:: The request ::
Repeat exactly the lines running from the first line of the data to the line containing "plt.rcParams['font.family'] = ['Liberation", both ends included, and nothing else; drop the pictures.
★ ★ ★
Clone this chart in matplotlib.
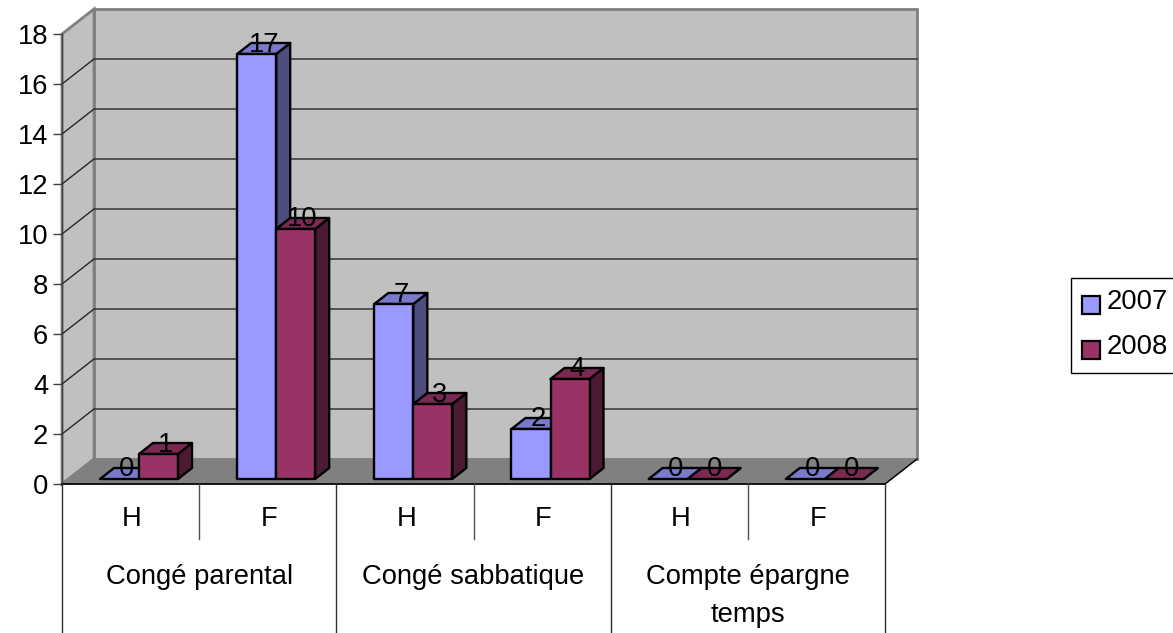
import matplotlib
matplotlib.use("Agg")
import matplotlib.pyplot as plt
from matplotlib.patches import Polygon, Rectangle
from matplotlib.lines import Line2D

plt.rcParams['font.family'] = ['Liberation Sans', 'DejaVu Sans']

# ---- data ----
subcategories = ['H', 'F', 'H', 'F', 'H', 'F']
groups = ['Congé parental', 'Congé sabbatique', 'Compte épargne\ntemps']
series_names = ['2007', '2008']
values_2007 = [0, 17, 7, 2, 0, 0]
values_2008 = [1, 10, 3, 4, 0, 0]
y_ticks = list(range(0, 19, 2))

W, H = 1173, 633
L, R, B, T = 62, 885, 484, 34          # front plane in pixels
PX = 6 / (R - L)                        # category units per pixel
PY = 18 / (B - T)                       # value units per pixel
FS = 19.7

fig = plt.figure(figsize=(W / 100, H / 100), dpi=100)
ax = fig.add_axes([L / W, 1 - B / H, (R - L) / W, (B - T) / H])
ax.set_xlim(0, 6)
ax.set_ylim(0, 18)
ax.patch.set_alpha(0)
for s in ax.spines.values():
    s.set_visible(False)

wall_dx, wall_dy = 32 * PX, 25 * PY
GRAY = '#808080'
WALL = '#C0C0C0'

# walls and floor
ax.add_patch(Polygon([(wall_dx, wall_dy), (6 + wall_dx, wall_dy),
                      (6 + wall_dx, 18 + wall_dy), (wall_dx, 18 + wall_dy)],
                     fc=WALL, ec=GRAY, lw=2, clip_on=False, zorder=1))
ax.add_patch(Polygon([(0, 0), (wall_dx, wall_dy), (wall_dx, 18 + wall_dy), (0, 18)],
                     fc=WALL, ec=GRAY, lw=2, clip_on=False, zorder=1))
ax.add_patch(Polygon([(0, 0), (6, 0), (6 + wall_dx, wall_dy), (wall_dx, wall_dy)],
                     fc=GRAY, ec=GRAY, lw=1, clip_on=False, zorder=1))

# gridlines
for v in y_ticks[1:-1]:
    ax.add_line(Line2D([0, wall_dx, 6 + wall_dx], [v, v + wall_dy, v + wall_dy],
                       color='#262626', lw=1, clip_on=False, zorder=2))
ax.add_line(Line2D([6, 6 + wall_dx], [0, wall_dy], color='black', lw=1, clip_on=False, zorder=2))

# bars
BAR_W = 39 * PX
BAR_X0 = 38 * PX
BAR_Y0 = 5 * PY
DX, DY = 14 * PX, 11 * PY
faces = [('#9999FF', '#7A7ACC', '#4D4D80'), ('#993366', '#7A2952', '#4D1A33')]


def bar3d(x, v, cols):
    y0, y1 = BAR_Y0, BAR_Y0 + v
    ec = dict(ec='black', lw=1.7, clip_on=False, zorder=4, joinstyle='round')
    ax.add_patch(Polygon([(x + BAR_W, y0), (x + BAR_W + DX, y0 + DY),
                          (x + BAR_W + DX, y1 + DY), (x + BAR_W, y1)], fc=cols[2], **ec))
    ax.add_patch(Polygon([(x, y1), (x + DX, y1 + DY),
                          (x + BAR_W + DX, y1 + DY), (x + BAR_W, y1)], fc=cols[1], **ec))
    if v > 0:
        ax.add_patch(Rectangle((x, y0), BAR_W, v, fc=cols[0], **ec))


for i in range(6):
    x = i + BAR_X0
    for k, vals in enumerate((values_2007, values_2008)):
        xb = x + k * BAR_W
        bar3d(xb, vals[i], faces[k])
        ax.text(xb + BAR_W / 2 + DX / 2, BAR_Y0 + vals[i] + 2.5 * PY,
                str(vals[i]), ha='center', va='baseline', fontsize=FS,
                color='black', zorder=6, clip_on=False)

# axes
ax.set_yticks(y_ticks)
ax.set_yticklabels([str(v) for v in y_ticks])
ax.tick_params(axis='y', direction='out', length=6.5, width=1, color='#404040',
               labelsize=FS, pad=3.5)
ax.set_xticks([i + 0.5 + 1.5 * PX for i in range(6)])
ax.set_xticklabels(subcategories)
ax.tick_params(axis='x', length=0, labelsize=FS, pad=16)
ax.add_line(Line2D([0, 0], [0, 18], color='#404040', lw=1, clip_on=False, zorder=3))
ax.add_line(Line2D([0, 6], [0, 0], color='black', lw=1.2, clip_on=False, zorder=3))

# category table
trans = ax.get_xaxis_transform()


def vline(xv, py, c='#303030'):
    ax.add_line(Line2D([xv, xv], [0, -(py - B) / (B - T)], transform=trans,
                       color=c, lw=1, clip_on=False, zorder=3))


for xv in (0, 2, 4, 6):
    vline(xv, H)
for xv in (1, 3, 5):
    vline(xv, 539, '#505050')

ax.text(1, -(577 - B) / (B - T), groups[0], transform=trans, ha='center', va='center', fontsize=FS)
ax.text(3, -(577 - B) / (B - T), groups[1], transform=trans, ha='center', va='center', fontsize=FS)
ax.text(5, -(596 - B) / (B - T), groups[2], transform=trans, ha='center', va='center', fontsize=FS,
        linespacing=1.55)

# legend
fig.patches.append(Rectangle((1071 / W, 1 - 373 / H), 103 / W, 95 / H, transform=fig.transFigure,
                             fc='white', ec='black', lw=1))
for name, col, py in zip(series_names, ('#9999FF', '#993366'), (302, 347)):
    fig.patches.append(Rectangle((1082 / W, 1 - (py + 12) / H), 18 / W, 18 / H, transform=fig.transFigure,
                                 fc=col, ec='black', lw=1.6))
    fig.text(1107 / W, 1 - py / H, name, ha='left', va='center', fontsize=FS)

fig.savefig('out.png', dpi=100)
★ ★ ★
:: Response to the task ::
Clone this chart in matplotlib.
import matplotlib
matplotlib.use("Agg")
import matplotlib.pyplot as plt
from matplotlib.patches import Polygon, Rectangle
from matplotlib.lines import Line2D

plt.rcParams['font.family'] = ['Liberation Sans', 'DejaVu Sans']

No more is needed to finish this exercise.